• **Extracted information**:
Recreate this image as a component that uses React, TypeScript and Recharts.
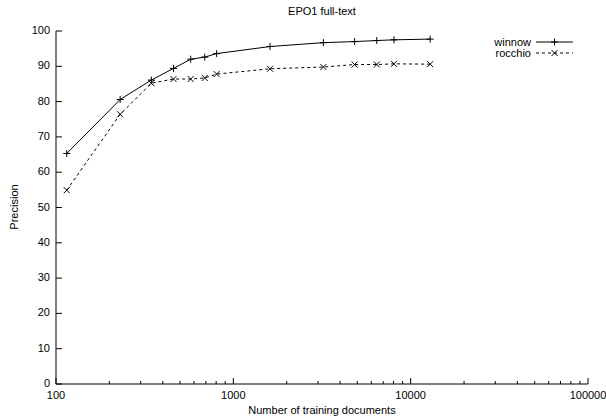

--

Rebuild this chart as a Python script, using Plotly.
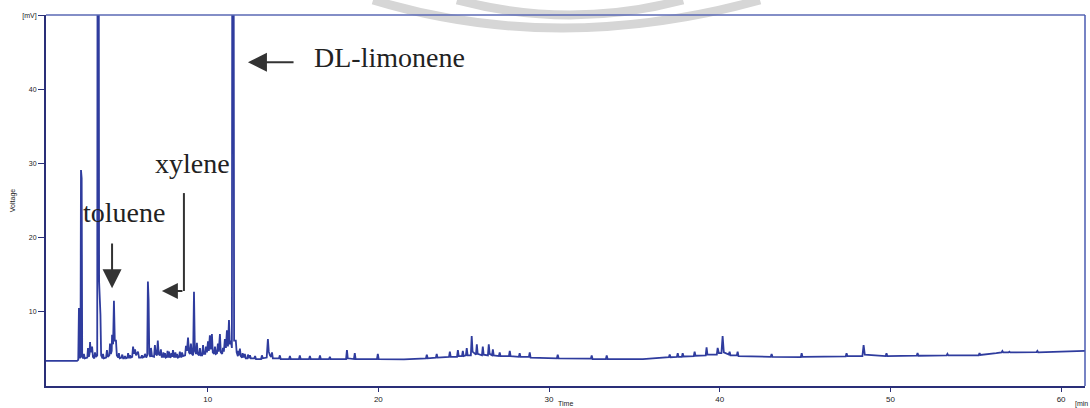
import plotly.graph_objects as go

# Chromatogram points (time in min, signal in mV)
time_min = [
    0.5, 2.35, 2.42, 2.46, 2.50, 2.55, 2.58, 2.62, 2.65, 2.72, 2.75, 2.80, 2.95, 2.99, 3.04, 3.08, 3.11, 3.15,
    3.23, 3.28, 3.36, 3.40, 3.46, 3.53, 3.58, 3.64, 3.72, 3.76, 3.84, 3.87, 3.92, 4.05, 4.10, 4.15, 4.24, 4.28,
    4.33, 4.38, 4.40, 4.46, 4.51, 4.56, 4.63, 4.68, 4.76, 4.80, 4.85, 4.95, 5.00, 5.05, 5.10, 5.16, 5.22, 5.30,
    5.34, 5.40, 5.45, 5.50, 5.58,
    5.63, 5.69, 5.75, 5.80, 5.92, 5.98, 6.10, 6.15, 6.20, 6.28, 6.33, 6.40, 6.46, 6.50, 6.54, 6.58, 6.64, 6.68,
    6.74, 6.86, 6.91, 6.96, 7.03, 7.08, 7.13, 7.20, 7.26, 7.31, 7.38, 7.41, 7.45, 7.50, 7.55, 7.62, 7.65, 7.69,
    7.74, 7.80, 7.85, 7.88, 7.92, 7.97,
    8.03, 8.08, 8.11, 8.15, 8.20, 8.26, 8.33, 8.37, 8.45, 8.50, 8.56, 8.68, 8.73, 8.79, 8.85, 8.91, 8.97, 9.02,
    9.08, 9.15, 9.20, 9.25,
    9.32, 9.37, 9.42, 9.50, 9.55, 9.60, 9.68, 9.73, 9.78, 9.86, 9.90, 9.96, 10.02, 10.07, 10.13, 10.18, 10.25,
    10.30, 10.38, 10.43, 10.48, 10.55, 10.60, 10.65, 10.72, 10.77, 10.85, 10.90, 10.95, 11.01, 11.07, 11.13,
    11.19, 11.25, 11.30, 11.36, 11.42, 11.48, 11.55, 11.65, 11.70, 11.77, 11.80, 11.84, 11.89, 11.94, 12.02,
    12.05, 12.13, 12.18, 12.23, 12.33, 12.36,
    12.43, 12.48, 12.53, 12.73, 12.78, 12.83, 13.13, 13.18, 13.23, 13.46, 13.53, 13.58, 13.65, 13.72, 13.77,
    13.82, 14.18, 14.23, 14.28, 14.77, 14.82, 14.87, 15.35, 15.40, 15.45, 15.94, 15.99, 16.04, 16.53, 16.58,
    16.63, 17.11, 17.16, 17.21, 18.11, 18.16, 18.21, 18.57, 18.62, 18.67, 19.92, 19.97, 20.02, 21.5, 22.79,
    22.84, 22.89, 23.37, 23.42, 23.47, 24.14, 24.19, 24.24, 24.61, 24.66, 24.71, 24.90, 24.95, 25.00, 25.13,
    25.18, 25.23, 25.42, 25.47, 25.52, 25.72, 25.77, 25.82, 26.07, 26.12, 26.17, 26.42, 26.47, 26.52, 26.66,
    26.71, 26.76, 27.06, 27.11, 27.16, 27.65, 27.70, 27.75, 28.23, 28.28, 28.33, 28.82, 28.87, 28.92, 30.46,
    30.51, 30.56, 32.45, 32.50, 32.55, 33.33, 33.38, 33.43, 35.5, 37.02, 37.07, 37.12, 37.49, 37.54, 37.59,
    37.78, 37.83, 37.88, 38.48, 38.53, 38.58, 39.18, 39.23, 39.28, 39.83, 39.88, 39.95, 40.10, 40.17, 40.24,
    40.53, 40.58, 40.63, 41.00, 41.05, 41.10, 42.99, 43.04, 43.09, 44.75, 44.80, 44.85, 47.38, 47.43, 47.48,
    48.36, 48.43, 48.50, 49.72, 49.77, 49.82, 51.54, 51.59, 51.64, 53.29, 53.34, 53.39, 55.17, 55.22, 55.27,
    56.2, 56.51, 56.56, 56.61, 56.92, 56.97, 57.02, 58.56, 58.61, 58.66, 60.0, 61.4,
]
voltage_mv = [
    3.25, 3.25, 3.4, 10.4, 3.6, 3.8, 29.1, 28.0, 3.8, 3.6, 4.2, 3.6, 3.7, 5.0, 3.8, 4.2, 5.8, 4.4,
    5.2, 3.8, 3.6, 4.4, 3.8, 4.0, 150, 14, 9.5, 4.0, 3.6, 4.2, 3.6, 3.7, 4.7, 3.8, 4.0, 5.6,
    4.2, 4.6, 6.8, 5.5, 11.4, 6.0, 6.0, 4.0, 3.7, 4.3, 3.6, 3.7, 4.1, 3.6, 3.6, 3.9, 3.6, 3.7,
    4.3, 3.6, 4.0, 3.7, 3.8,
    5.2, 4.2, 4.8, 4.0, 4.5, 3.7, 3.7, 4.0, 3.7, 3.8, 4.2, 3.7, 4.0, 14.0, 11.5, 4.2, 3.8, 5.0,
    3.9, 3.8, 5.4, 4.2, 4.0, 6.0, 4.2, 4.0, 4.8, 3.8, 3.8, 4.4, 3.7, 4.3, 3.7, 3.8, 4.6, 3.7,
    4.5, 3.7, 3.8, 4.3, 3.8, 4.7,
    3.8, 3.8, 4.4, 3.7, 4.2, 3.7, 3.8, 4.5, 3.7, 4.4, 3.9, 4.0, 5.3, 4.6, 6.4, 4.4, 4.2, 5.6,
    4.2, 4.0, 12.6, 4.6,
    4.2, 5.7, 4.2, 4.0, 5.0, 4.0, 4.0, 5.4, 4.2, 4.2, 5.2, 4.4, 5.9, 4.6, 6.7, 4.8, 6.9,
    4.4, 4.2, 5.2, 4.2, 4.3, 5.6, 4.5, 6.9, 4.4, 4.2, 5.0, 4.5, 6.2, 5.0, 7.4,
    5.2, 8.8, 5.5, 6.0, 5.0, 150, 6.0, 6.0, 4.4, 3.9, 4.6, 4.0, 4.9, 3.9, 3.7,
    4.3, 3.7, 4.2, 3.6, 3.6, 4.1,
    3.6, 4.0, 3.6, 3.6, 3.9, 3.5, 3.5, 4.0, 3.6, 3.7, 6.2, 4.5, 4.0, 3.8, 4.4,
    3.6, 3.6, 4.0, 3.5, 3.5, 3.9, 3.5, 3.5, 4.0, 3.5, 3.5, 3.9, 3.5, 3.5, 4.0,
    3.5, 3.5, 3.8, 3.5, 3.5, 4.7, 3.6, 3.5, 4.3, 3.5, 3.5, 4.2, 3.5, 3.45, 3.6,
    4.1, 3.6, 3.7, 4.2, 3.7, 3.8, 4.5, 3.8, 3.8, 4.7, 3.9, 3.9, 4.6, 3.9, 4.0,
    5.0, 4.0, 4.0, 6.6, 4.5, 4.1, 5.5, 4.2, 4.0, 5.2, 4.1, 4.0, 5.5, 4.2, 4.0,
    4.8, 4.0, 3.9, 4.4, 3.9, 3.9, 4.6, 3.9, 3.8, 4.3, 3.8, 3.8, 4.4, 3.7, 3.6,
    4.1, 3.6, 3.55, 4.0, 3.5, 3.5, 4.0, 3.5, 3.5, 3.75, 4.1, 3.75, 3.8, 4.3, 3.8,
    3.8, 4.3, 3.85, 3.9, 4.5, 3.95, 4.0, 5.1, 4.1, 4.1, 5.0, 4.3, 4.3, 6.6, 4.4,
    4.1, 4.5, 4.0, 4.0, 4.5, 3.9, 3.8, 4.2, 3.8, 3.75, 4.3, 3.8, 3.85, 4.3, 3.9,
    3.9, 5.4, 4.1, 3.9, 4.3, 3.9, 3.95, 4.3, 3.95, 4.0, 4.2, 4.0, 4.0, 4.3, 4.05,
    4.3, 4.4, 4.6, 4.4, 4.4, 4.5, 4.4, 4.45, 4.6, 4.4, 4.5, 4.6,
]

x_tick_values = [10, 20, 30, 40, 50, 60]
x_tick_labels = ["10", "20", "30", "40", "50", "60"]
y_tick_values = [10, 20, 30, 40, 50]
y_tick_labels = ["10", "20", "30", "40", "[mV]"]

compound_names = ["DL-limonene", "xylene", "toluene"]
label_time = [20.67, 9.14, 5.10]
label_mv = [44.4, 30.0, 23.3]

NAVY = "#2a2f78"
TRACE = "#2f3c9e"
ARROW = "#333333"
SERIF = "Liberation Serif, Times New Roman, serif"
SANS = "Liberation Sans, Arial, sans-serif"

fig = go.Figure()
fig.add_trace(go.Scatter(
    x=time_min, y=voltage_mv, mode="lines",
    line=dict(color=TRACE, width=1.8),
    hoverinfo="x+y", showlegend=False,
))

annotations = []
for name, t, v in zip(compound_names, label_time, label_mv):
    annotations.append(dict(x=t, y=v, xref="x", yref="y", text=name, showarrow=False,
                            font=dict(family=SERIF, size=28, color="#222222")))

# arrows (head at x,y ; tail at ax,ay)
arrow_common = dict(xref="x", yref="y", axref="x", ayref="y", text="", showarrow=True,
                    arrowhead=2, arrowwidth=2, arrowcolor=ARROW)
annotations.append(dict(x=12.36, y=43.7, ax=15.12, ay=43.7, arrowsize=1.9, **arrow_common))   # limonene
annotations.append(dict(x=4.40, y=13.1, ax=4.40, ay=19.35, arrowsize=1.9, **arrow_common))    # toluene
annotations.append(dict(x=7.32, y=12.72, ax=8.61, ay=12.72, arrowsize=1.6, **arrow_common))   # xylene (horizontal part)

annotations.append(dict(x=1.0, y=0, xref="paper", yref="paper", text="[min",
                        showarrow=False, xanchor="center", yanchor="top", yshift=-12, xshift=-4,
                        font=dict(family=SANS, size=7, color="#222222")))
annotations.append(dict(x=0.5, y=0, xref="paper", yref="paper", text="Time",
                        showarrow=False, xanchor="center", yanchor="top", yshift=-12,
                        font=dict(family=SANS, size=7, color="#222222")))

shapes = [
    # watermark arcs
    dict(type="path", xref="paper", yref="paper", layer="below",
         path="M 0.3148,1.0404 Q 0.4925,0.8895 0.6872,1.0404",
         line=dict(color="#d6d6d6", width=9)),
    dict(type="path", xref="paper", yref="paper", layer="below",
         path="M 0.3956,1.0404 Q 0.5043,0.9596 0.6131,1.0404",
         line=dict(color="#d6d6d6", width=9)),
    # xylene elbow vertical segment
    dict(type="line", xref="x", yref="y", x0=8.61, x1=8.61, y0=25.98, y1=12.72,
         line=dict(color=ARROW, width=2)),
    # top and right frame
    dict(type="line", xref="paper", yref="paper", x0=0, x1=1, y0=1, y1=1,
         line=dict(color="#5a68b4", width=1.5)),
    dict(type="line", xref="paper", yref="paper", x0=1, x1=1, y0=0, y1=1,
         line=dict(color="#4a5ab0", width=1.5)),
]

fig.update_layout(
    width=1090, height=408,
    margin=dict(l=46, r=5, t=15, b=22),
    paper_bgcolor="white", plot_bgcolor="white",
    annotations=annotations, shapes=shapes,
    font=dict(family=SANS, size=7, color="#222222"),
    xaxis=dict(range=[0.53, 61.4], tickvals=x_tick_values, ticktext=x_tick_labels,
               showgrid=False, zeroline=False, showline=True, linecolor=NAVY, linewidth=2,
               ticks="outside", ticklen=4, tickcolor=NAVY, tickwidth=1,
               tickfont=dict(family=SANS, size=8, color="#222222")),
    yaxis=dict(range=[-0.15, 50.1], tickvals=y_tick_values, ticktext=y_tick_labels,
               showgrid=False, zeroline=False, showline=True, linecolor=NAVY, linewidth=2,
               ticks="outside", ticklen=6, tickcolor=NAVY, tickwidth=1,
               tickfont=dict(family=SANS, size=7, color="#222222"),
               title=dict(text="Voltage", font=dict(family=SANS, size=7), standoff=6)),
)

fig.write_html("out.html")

• **Problem details**: Repeat exactly the lines above, from the line that contains "Rebuild this chart" down through the line that contains "import plotly.graph_objects as go". Include both of those lines and none of the pictures.

• **Complete output**:
Rebuild this chart as a Python script, using Plotly.
import plotly.graph_objects as go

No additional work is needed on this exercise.